[Rows from a dataset of charts and code]

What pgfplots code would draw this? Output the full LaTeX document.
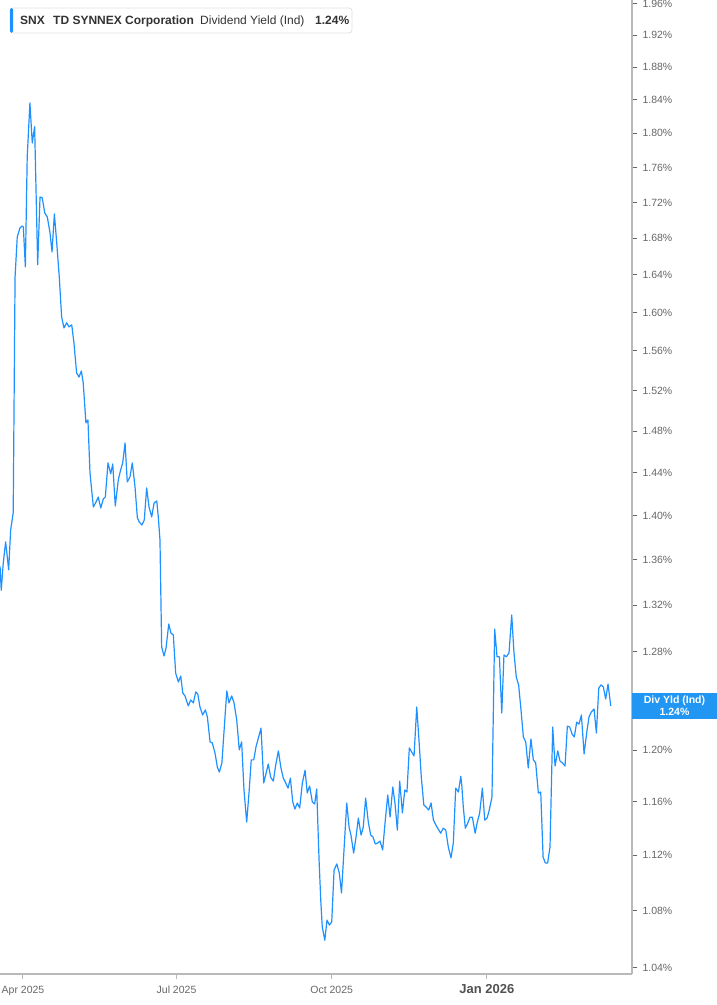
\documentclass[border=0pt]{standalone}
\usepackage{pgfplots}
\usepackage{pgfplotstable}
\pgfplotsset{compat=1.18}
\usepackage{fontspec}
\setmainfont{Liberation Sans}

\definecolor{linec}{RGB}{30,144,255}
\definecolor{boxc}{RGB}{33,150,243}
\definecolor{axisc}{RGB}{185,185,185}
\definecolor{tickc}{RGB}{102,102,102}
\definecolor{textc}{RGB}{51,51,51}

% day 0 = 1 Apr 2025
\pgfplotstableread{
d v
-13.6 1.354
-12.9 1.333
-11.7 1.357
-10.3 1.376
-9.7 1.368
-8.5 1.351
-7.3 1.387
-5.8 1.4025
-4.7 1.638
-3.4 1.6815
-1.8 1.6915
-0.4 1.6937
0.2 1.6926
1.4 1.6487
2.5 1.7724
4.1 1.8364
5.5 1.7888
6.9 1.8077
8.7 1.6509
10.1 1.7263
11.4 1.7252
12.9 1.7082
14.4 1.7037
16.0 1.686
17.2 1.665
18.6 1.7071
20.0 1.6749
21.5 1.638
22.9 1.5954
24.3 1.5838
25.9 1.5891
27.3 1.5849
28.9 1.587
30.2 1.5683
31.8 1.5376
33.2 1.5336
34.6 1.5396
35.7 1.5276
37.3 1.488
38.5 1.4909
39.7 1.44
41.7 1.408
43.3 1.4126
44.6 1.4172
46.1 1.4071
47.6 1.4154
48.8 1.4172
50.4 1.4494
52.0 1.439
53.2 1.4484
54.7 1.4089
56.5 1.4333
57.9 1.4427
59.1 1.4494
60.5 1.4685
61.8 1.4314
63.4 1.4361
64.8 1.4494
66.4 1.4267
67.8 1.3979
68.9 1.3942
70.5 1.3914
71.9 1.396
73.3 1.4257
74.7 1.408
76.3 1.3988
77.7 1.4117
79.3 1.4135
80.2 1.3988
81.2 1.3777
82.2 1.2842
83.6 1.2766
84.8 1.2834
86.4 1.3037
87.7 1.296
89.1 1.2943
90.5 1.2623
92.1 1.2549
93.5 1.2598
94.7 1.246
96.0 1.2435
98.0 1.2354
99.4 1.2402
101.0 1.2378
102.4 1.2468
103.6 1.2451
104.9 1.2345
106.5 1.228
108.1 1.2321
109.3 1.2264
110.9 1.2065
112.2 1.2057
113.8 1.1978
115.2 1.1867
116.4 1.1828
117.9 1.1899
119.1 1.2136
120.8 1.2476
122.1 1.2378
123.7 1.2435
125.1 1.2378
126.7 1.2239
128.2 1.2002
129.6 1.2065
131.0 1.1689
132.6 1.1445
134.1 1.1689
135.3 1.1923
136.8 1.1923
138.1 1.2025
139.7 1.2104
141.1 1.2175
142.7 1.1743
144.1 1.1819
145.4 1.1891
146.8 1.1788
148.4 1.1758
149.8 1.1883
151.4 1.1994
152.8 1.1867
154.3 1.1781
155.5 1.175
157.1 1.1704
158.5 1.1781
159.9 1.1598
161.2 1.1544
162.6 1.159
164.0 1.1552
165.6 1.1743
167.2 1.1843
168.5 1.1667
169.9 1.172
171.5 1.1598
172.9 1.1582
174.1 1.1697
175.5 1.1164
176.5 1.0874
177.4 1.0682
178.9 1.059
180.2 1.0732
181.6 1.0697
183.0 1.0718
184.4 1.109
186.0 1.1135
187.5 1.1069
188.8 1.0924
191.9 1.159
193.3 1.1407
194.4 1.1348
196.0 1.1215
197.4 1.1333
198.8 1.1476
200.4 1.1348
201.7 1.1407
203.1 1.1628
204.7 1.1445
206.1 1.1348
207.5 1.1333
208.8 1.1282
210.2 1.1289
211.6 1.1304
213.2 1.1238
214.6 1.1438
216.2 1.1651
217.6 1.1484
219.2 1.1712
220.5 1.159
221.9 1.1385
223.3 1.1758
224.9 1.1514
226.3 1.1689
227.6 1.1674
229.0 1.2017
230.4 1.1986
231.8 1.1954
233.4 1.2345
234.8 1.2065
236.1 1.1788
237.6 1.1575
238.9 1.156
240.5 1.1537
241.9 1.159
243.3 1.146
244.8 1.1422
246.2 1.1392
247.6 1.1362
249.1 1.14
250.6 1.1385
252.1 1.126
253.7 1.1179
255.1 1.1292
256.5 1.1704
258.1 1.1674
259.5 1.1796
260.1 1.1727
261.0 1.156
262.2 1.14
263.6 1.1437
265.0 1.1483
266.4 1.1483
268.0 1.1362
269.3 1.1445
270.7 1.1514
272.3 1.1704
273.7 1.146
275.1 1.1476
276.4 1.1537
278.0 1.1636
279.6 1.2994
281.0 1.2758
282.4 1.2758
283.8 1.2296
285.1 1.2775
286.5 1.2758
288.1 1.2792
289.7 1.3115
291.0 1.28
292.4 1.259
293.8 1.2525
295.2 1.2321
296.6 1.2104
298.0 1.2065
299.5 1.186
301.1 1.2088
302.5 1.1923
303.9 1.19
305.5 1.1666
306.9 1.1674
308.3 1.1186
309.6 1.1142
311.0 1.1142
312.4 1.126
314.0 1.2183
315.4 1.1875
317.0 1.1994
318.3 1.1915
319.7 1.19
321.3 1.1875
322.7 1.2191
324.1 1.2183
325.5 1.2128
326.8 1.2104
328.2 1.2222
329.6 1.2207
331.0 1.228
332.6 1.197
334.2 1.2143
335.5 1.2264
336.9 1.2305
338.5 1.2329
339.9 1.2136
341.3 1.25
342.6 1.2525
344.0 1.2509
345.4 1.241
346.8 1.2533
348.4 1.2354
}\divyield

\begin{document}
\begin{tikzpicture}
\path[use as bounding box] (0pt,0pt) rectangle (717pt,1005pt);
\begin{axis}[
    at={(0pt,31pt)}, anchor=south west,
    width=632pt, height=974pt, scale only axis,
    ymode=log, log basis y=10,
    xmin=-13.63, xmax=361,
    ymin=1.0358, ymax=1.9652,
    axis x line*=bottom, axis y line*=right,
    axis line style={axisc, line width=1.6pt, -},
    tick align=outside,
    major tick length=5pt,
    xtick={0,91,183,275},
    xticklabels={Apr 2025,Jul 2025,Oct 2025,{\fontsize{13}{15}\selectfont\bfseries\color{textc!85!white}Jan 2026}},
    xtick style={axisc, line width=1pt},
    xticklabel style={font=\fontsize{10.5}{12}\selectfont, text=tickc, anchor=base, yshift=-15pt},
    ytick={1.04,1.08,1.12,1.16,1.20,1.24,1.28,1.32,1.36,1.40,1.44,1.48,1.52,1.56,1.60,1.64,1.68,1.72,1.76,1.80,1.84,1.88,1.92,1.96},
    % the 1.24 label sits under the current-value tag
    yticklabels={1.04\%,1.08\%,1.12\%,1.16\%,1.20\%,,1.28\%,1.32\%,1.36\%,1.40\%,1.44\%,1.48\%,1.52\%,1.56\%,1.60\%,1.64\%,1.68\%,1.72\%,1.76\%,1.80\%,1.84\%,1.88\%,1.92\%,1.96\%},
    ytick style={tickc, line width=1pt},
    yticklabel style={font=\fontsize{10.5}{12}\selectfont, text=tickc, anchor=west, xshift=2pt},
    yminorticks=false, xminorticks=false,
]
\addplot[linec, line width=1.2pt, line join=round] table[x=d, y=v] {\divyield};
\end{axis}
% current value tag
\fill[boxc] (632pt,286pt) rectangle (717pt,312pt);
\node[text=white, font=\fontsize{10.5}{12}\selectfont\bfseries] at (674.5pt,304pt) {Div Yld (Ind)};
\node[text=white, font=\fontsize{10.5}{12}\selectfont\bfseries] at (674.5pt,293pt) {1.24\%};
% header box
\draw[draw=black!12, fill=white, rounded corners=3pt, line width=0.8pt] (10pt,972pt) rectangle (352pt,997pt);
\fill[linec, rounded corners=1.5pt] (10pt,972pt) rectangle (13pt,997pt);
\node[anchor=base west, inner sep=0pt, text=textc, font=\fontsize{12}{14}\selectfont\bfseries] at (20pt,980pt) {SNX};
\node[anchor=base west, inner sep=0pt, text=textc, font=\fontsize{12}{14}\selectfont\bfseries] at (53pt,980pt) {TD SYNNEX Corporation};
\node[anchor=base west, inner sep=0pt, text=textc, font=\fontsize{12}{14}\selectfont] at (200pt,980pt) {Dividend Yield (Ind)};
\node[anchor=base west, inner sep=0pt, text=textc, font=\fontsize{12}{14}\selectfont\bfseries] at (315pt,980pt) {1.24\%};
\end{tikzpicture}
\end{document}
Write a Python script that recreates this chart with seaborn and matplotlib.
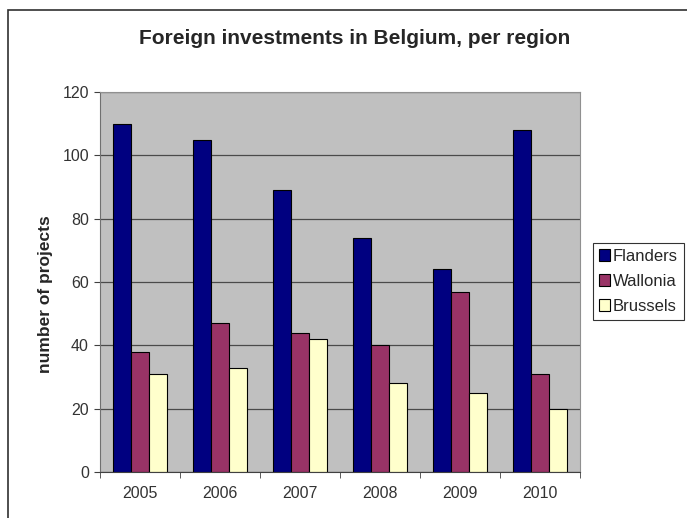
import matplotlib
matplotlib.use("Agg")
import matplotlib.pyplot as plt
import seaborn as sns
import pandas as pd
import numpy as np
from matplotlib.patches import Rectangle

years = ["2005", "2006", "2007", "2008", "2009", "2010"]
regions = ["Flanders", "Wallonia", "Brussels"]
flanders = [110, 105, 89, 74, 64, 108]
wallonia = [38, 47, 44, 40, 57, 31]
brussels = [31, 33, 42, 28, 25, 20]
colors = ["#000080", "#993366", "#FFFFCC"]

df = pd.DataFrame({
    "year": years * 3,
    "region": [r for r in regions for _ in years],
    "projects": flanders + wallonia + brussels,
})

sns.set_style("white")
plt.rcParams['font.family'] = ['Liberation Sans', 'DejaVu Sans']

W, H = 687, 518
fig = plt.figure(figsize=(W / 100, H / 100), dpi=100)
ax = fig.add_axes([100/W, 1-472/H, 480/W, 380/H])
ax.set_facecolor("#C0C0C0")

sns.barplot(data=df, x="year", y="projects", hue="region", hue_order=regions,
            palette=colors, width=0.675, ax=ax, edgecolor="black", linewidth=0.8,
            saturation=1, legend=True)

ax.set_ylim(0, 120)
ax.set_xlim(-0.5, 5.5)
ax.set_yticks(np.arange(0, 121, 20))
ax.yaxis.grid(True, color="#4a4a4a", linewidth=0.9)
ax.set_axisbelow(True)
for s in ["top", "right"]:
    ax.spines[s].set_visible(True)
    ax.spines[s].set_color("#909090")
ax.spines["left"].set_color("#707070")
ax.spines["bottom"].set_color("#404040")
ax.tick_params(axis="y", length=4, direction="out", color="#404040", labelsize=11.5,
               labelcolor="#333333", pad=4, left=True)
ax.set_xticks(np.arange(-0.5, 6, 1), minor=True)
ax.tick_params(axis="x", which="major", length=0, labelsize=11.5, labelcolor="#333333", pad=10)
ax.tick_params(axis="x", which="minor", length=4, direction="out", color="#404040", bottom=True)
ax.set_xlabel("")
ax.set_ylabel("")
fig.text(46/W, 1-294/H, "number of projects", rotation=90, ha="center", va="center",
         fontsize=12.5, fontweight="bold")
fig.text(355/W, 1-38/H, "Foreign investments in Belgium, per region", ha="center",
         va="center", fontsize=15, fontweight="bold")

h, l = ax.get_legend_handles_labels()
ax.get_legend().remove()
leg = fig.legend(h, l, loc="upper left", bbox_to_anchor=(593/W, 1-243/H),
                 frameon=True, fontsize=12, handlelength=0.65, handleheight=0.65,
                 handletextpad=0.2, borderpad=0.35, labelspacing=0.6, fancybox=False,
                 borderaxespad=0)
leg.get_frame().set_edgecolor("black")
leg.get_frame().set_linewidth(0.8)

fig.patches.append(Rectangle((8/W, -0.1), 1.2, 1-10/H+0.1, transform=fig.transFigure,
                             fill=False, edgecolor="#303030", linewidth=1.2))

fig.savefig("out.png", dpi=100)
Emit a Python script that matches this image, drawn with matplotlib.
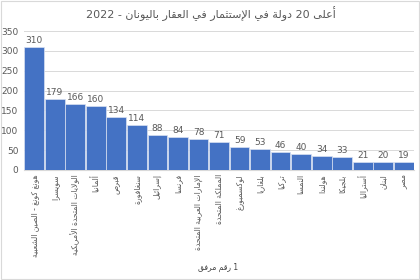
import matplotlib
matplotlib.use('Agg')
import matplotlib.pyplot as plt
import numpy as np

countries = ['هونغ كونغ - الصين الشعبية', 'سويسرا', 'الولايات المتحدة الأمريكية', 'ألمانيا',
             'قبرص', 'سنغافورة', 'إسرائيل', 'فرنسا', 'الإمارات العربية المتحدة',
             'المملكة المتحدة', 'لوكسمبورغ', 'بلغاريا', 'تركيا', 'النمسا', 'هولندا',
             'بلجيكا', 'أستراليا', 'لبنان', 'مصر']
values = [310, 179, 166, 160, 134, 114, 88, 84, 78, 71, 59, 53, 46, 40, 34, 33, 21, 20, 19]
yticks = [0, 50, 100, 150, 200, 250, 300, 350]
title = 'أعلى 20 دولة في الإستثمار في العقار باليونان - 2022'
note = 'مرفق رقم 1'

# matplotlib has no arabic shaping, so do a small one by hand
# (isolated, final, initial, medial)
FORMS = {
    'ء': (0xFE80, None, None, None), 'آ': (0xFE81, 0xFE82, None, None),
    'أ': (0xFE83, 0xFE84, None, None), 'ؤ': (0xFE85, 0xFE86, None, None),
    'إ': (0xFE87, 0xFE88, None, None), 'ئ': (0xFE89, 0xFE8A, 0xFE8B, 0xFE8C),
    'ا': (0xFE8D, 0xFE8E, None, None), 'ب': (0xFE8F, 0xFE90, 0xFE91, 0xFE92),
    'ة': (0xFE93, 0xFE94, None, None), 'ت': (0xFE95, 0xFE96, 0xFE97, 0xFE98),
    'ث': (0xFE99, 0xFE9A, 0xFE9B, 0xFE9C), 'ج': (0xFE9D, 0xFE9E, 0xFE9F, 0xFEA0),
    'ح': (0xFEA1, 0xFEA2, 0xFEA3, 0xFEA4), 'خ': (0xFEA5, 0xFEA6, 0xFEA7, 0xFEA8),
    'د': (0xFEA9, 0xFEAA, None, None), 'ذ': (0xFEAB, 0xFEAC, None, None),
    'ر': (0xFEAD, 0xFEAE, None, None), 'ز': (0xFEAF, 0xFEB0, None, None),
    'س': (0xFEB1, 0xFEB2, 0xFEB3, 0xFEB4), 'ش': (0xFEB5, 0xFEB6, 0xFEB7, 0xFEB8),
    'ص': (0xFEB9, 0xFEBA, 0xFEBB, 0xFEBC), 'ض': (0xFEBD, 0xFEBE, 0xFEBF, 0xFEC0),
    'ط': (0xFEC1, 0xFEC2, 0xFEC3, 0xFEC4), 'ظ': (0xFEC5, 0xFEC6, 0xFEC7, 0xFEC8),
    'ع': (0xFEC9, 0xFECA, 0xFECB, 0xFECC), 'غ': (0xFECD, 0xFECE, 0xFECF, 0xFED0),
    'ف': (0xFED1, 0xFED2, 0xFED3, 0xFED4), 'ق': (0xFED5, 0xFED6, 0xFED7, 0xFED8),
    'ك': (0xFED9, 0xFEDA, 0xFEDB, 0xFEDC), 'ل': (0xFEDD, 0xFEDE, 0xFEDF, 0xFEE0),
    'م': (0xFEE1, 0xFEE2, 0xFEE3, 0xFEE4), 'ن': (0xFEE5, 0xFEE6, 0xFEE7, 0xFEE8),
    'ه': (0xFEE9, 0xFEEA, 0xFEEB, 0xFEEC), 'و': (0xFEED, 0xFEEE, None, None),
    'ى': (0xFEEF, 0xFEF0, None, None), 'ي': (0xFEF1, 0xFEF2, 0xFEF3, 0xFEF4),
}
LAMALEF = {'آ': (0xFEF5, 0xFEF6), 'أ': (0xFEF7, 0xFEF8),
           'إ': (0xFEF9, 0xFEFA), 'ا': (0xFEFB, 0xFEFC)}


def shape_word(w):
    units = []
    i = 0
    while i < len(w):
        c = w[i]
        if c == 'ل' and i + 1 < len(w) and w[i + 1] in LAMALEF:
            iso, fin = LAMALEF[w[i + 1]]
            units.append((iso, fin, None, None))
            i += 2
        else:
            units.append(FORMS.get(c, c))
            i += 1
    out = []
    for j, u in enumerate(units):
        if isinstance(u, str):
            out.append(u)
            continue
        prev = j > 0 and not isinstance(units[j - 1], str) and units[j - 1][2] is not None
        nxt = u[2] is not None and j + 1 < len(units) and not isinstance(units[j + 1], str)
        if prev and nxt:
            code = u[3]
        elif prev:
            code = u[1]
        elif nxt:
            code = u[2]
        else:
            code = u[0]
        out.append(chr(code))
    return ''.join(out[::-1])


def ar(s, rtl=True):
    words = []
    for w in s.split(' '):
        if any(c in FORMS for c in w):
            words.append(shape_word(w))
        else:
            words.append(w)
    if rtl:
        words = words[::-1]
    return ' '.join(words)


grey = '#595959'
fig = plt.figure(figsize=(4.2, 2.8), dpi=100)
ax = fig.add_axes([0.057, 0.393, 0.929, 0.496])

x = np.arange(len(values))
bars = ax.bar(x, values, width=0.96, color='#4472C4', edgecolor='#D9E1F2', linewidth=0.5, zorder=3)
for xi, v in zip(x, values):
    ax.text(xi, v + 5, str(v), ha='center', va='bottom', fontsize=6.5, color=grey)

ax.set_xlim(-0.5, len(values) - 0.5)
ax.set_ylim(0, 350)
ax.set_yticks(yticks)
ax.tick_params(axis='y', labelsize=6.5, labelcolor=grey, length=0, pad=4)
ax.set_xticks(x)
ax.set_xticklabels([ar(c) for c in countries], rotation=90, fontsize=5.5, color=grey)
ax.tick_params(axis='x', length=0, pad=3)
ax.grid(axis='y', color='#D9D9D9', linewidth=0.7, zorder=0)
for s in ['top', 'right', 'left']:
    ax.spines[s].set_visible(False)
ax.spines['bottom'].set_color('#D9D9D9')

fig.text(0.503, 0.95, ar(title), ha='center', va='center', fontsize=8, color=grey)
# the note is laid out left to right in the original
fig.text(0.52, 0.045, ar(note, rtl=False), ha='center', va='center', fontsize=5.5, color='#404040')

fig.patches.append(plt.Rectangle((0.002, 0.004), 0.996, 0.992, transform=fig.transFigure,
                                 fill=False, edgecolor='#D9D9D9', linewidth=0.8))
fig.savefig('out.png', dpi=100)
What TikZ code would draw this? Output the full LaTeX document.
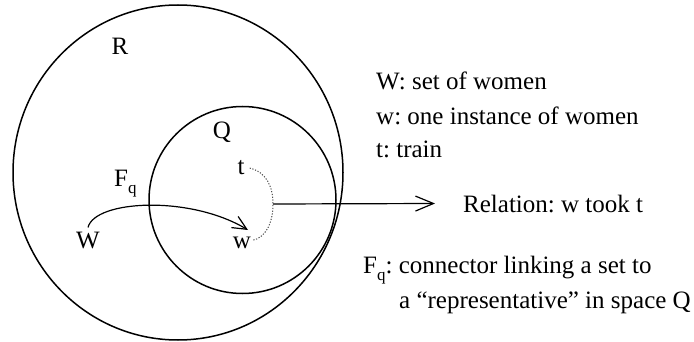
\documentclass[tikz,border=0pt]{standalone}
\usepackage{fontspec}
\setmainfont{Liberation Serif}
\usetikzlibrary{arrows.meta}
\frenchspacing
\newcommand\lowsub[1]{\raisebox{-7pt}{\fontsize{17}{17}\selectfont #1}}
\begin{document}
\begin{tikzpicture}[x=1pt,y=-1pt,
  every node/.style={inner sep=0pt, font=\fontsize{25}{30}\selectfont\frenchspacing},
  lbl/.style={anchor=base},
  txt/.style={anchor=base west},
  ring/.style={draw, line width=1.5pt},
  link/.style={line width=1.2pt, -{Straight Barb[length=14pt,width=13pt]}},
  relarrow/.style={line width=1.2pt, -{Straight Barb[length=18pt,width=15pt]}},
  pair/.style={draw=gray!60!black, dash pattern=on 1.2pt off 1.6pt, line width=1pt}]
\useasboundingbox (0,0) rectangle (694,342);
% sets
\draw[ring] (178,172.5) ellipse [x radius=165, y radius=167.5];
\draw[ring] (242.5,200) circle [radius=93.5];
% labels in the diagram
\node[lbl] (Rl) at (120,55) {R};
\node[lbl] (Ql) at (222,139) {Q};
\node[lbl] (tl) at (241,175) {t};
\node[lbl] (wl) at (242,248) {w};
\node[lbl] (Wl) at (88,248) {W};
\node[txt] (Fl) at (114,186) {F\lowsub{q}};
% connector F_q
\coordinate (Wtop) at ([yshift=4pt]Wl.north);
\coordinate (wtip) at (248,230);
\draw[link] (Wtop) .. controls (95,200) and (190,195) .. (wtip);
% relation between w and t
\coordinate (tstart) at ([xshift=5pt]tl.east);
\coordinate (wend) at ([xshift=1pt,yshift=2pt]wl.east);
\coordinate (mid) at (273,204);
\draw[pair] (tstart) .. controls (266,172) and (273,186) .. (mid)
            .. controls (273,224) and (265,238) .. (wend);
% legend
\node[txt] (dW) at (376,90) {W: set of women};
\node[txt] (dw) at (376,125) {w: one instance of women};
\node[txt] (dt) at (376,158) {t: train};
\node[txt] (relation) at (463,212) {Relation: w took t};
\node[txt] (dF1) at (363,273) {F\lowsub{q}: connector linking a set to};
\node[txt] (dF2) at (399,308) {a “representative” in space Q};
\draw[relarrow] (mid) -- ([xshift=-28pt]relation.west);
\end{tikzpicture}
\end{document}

PROBLEM STATEMENT:
Report all lines of the data above that include the string "full".

REPLY TO THE EXERCISE:
What pgfplots code would draw this? Output the full LaTeX document.
What TikZ code would draw this? Output the full LaTeX document.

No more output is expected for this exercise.